Billy would shine the light about, finding the safest route, and then we would push forward, moving like men tiptoeing through a mine field. Ten minutes into it, I was soaking wet with sweat.
The horn sounded again and we were getting closer to it.
I was worried about what we would find when we got there. Neither Billy nor I had any medical training if it came to that. And the idea of trying to transport injured people through the jungle of cables was simply ridiculous. I didn’t know what we were going to find and I think my greatest fear was that we would discover an empty car and realize we had been baited in.
The horn sounded again.
Billy stopped now and again to wipe the sweat from his eyes, but other than that he kept us moving. When the horn sounded next, we were practically on top of it. The cables had thinned considerably by then and we weren’t in any immediate danger. Billy played the light around and I saw that we were very near the Andersen house at the end of the block where I had been earlier with Al Peckman. In the flashlight beam, I saw hedges, a bike abandoned in a yard, a newspaper on a porch waiting to be read…normal, mundane things that seemed so unbearably threatening now.

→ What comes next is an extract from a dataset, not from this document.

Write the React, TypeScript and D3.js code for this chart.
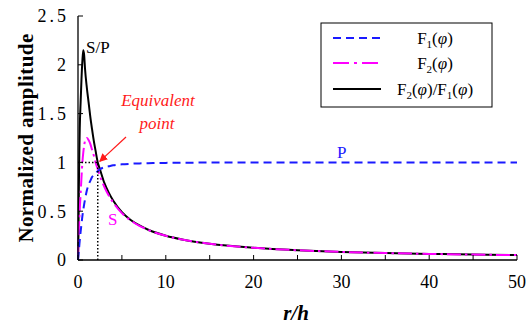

“HEY!” Billy called out. “WHERE ARE YOU?”
The horn sounded again and I nearly jumped out of my skin we were so close to it. We moved down the street, examining each parked car we came to. The light found them in the encompassing, crowding blackness and each one was empty. Several times, as Billy moved the spoking beam of the light about, I could have sworn I caught a momentary glimpse of a nebulous black shape pulling away. It had to be my imagination and I told myself so, but as night-black shadows jumped around us, I could not convince myself of it.
“There,” Billy said and his voice sounded dry as dirt.
It came out of the darkness slowly as we approached it like a sunken ship on a seabed—an SUV that had jumped the curb and smashed into a telephone pole. The front end was bashed in. I could smell oil and antifreeze. Cables dangled to either side of it, blocking the doors. Another was coiled on the roof.
“Shit,” Billy said.
Shit was right. There was no way for us to open the doors without getting caught ourselves. We discussed smashing in the rear window, but that was tricky because about two feet of the cable on the roof hung over it. That wasn’t going to work. The side windows were an option, but they were awfully damn close to the cables. We just stood there, thinking it out, knowing we had to do something.
One of the windows unrolled a few inches. I saw a woman’s frantic face peeking out. “Help us,” she said. “We’re trapped. I have children in here. An injured man.”
Getting them out was more imperative than ever.
Billy had her turn on the SUV’s headlights to illuminate the area. It was something. I knew there was only one thing to do. I took the flashlight and jogged down a couple houses and came back with a rake I had seen leaning up against a fence. When Al had gotten stuck on that cable and I tried to pull him loose, the cable had moved with him like a rope hanging from a tree. I was counting on these to do the same.
Billy saw what I was doing. “Watch it,” he said.